A prime example of how local mattered to viewers was Brexit, said Mahon – an issue not of great concern to global streamers, “given the low likely demand for that content outside the UK”, but of huge importance to PSBs, “as Brexit will shape the life of everyone in the UK, and the younger generation in particular”.

Referring to Channel 4’s drama Brexit: The Uncivil War, she said: “In this age of Brexit, there is much criticism of being inward-looking… but if you don’t reflect people’s lives to them by entering their own personal landscapes and drawing the universal out of them”, then broadcasters risked irrelevancy.

Mahon agreed with Hardie that, “our job is to make sure the barriers to entry for new talent in the UK TV sector are low”, and companies should expound diversity. But she disagreed with his notion that Dorothy Byrne’s MacTaggart Lecture this summer, in which Channel 4’s head of news and current affairs described Boris Johnson as “a known liar”, meant that “Channel 4 was now back in the cross hairs of certain Tories”, saying: “I don’t think the ghost of privatisation is there, no.”

‘[Prominence is] the biggest win we can have in terms of regulation’

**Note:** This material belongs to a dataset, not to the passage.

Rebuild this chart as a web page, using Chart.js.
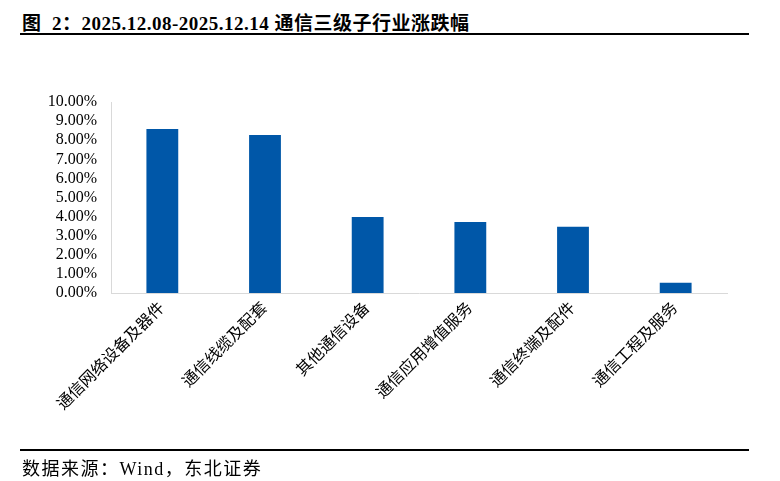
<!DOCTYPE html>
<html>
<head>
<meta charset="utf-8">
<script src="https://cdn.jsdelivr.net/npm/chart.js@4/dist/chart.umd.min.js"></script>
<style>
  html, body { margin: 0; padding: 0; background: #fff; }
  #wrap { position: relative; width: 780px; height: 481px; overflow: hidden; }
  #chart { position: absolute; left: 0; top: 0; }
  .title {
    position: absolute; left: 22px; top: 8px; letter-spacing: 0.5px;
    font: bold 19px "Liberation Serif", "Times New Roman", "Noto Sans CJK SC", serif;
    color: #000; white-space: nowrap;
  }
  .rule { position: absolute; left: 20px; width: 729px; height: 2px; background: #000; }
  .source {
    position: absolute; left: 22px; top: 454px; letter-spacing: 1.5px;
    font: 18px "Liberation Serif", "Times New Roman", "Noto Sans CJK SC", serif;
    color: #000; white-space: nowrap;
  }
</style>
</head>
<body>
<div id="wrap">
  <div class="title">图&nbsp; 2：2025.12.08-2025.12.14 通信三级子行业涨跌幅</div>
  <div class="rule" style="top:33px"></div>
  <canvas id="chart" width="780" height="481"></canvas>
  <div class="rule" style="top:449px"></div>
  <div class="source">数据来源：Wind，东北证券</div>
</div>
<script>
// industries and weekly change (%)
const categories = [
  "通信网络设备及器件",
  "通信线缆及配套",
  "其他通信设备",
  "通信应用增值服务",
  "通信终端及配件",
  "通信工程及服务"
];
const changes = [8.59, 8.27, 3.98, 3.72, 3.47, 0.54];

const fontFamily = '"Liberation Serif", "Times New Roman", "Noto Sans CJK SC", serif';

const ctx = document.getElementById('chart').getContext('2d');
const chart = new Chart(ctx, {
  type: 'bar',
  data: {
    labels: categories,
    datasets: [{
      data: changes,
      backgroundColor: '#0057A8',
      barPercentage: 0.31,
      categoryPercentage: 1
    }]
  },
  options: {
    responsive: false,
    animation: false,
    layout: { padding: { left: 0, top: 102, right: 53, bottom: 0 } },
    plugins: { legend: { display: false }, tooltip: { enabled: false } },
    scales: {
      x: {
        grid: { display: false, drawTicks: false },
        border: { color: '#d9d9d9', width: 1 },
        ticks: {
          color: '#000',
          font: { family: fontFamily, size: 16 },
          minRotation: 45,
          maxRotation: 45,
          padding: 6,
          autoSkip: false
        },
        afterFit: scale => { scale.height = 188; }
      },
      y: {
        min: 0,
        max: 10,
        grid: { display: false, drawTicks: false },
        border: { color: '#d9d9d9', width: 1 },
        ticks: {
          stepSize: 1,
          autoSkip: false,
          color: '#000',
          font: { family: fontFamily, size: 16 },
          padding: 14,
          callback: v => v.toFixed(2) + '%'
        },
        afterFit: scale => { scale.width = 111; }
      }
    }
  }
});
</script>
</body>
</html>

Mahon concluded that Channel 4 and the other PSBs could be “authentically local, powerfully national and genuinely international”, but needed support from the government and Ofcom to achieve things such as prominence on the new platforms.

“I’m asking for assistance to ensure that our framework is up to date for the digital age.

“The EPG [electronic programme guide] regime was developed 20 years ago and that’s the last time legislation was updated. At this stage, as broadcasters, we have no protection for how our content is sourced on an Amazon Fire Stick or Samsung smart TV, or on any other device you might use to bypass an EPG and access content. That’s the biggest win we can have in terms of regulation.

“If we wait three years or five years for that, we will have sleepwalked into an age where public service has declined in this country.”

In Session Eleven, ‘Keynote – Alex Mahon’,  the CEO of Channel 4 was interviewed by John Hardie, former ITN CEO and editor-in-chief. The producers were Sue Robertson and Martin Stott. Report by Tara Conlan.